The Risks of a Sedentary Lifestyle

The Risks of a Sedentary Lifestyle

This week the news has been packed full with studies and research showing the dangers of a sedentary lifestyle. Keeping active and looking after our bodies ensures a much more positive future and even a longer lifespan. There are so many risks if you choose to live in a sedentary way and you owe it to yourself and your family to adopt a more active way of living.

20 Hours Sitting or Sleeping

Shocking new evidence from one of the UK’s leading weight loss programme companies has shown that 67% of people spend most of their time either sitting or lying down. Despite this, 54% still believed they had busy and active lifestyles. Through a generalised survey these results were found and much of the confusion comes from people feeling mentally switched on, perhaps through working at a computer all day and believe this is akin to physical exertion. People simply don’t seem to realise that an active lifestyle cannot be achieved by spending hours sat or lying down.

Mobile phones seem to be key to this new sedentary lifestyle with 83% of 18-24 year olds checking their mobiles in bed, with 71% doing so first thing in the morning – before getting up. The risk of spending too much time sitting down has been looked at in depth by an American study which found spending significant amounts of time in a sedentary position results in higher risk of diabetes, high blood pressure and heart disease.

Simply incorporating simple exercises or stretches into your day can make a difference.

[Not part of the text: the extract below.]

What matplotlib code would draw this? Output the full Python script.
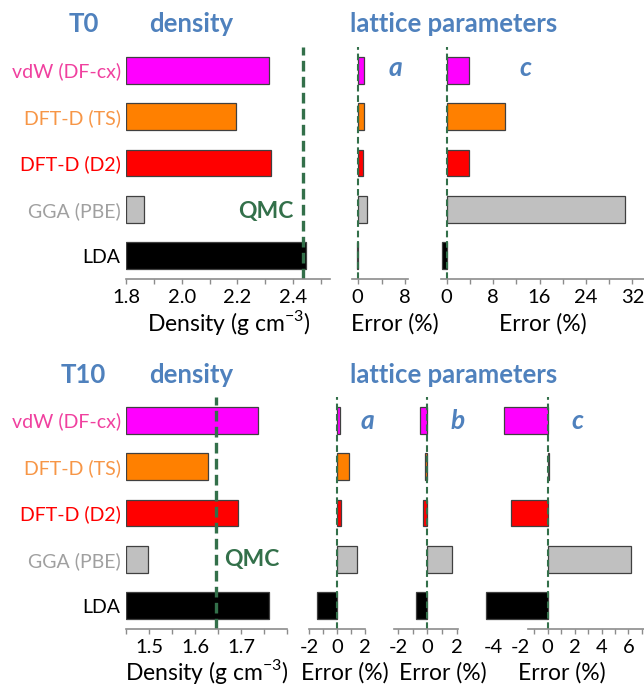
import matplotlib
matplotlib.use('Agg')
import matplotlib.pyplot as plt
import numpy as np

# data
methods = ['vdW (DF-cx)', 'DFT-D (TS)', 'DFT-D (D2)', 'GGA (PBE)', 'LDA']
bar_colors = ['#FF00FF', '#FF8000', '#FF0000', '#C0C0C0', '#000000']
label_colors = ['#F0409F', '#F79646', '#FF0000', '#A0A0A0', '#000000']

t0_density = [2.315, 2.195, 2.321, 1.862, 2.447]
t0_qmc = 2.435
t0_err_a = [1.1, 1.1, 0.95, 1.6, -0.1]
t0_err_c = [3.83, 10.0, 3.83, 30.8, -0.85]

t10_density = [1.737, 1.628, 1.693, 1.498, 1.761]
t10_qmc = 1.646
t10_err_a = [0.2, 0.89, 0.25, 1.41, -1.4]
t10_err_b = [-0.52, -0.14, -0.32, 1.72, -0.75]
t10_err_c = [-3.21, 0.1, -2.74, 6.22, -4.57]

W, H = 644, 687
plt.rcParams['font.family'] = ['Lato', 'DejaVu Sans']
plt.rcParams['mathtext.fontset'] = 'custom'
plt.rcParams['mathtext.rm'] = 'Lato'
plt.rcParams['axes.unicode_minus'] = False

BLUE = '#4F81BD'
GREEN = '#33704A'
AXC = '#8C8C8C'

fig = plt.figure(figsize=(W / 100, H / 100), dpi=100)


def box(x0, y0, x1, y1):
    return [x0 / W, 1 - y1 / H, (x1 - x0) / W, (y1 - y0) / H]


def ftext(x, y, s, **kw):
    fig.text(x / W, 1 - y / H, s, **kw)


def make_ax(rect, xlim, major, minor, labels=None):
    ax = fig.add_axes(rect)
    ax.set_xlim(*xlim)
    ax.set_ylim(4.5, -0.5)
    for s in ['top', 'right', 'left']:
        ax.spines[s].set_visible(False)
    ax.spines['bottom'].set_color(AXC)
    ax.spines['bottom'].set_linewidth(1.2)
    ax.set_xticks(major)
    if labels is not None:
        ax.set_xticklabels(labels)
    ax.set_xticks(minor, minor=True)
    ax.tick_params(axis='x', which='both', direction='out', length=3.5, width=1,
                   color=AXC, labelsize=14.5, pad=4)
    ax.set_yticks([])
    ax.patch.set_alpha(0)
    return ax


ypos = np.arange(len(methods))


def density_panel(rect, xlim, major, minor, vals, qmc, labels=None):
    ax = make_ax(rect, xlim, major, minor, labels)
    base = xlim[0]
    ax.barh(ypos, np.array(vals) - base, left=base, height=0.58,
            color=bar_colors, edgecolor='#404040', linewidth=0.9)
    ax.axvline(qmc, color=GREEN, lw=2.4, dashes=(3.2, 1.6))
    ax.set_yticks(ypos)
    ax.set_yticklabels(methods, fontsize=14)
    for t, c in zip(ax.get_yticklabels(), label_colors):
        t.set_color(c)
    ax.tick_params(axis='y', length=0, pad=4)
    return ax


def error_panel(rect, xlim, major, minor, vals, labels=None):
    ax = make_ax(rect, xlim, major, minor, labels)
    ax.barh(ypos, vals, height=0.58, color=bar_colors,
            edgecolor='#404040', linewidth=0.9)
    ax.axvline(0, color=GREEN, lw=1.5, dashes=(3.2, 1.8))
    return ax


# top row: T0
top, bot = 47, 279
density_panel(box(126.3, top, 330.3, bot), (1.8, 2.534),
              [1.8, 2.0, 2.2, 2.4], [1.9, 2.1, 2.3, 2.5],
              t0_density, t0_qmc, ['1.8', '2.0', '2.2', '2.4'])
error_panel(box(352, top, 408, bot), (-0.96, 8.45), [0, 8], [4], t0_err_a)
error_panel(box(441, top, 644, bot), (-0.97, 34.0),
            [0, 8, 16, 24, 32], [4, 12, 20, 28], t0_err_c)

# bottom row: T10
top, bot = 397, 629
density_panel(box(126.3, top, 286.7, bot), (1.45, 1.80),
              [1.5, 1.6, 1.7], [1.45, 1.55, 1.65, 1.75, 1.8],
              t10_density, t10_qmc, ['1.5', '1.6', '1.7'])
error_panel(box(309, top, 365, bot), (-2, 2), [-2, 0, 2], [-1, 1], t10_err_a)
error_panel(box(394.3, top, 458.3, bot), (-2.26, 2.12), [-2, 0, 2], [-1, 1], t10_err_b)
axc = error_panel(box(480.2, top, 644, bot), (-5, 7.15),
                  [-4, -2, 0, 2, 4, 6], [-1, 1, 3, 5, 7], t10_err_c)
axc.spines['bottom'].set_bounds(-1.44, 7.15)
for t in axc.xaxis.get_major_ticks()[:2]:
    t.tick1line.set_visible(False)

# titles
tkw = dict(color=BLUE, fontsize=18.5, fontweight='bold', ha='center', va='baseline')
ftext(84, 31.5, 'T0', **tkw)
ftext(191, 31.5, 'density', **tkw)
ftext(454, 31.5, 'lattice parameters', **tkw)
ftext(83, 383, 'T10', **tkw)
ftext(191, 383, 'density', **tkw)
ftext(454, 383, 'lattice parameters', **tkw)

lkw = dict(color=BLUE, fontsize=19, fontweight='bold', style='italic',
           ha='center', va='baseline')
ftext(395, 76, 'a', **lkw)
ftext(525, 76, 'c', **lkw)
ftext(367, 429, 'a', **lkw)
ftext(458, 429, 'b', **lkw)
ftext(577, 429, 'c', **lkw)

qkw = dict(color=GREEN, fontsize=16.5, fontweight='bold', ha='center', va='baseline')
ftext(266, 218, 'QMC', **qkw)
ftext(252, 566, 'QMC', **qkw)

xkw = dict(color='black', fontsize=16.5, ha='center', va='baseline')
ftext(229, 331, 'Density (g cm$^{-3}$)', **xkw)
ftext(395, 331, 'Error (%)', **xkw)
ftext(543, 331, 'Error (%)', **xkw)
ftext(207, 680, 'Density (g cm$^{-3}$)', **xkw)
ftext(345, 680, 'Error (%)', **xkw)
ftext(443, 680, 'Error (%)', **xkw)
ftext(562, 680, 'Error (%)', **xkw)

fig.savefig('out.png', dpi=100)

Medical experts recommend people working in jobs which require them to be sat at a desk all day should at the very least stand up every hour if not walk for a couple of minutes, simply to keep their body active.

If you’re one of the many Brits who feel like you spend more time sat down than moving about then make the changes you feel necessary to change this. Small changes do work.

Get on your Feet

A futher survey conducted by YouGov in partnership with walking charity the Ramblers has found 25% of adults walk for less than an hour a week. 2,000 Brits took part in the survey and it found huge numbers simply aren’t getting active enough. A shocking 43% reported walking less than two hours a week and this all contradicts government guidelines which suggest 150 minutes of moderate exercise should be carried out by all adults every week to keep fit.

The benefits of walking for an active lifestyle can’t be underestimated. It’s the easiest and cheapest way of staying fit and it backed by the British Heart Foundation as one of the most effective types of activity for maintaining a healthy heart.

Other benefits of walking are of course the fact that it has positive impacts on your mental health too. Walking helps to elevate a person’s mood naturally, minimises feeling s of depression and gives a person a chance to think more clearly and escape the general fug of reality whilst also exercising their body.

The health benefits of a single 30 minute walk a day are huge and as well as making you feel great you’ll know you’re treating your body with respect and setting a good example to the rest of the family. Although sitting down in front of the television may feel like the thing to do after a busy day at work incorporating a brisk walk will make all the difference.

The evidence is stacking up against us and it’s becoming clear that Britain is not a nation of people who like to keep fit and in shape. The busy nature of modern society means people are spending more and more time in front of computer screens and with this in mind it is important to make time for your daily exercise session, both for your body and your mind.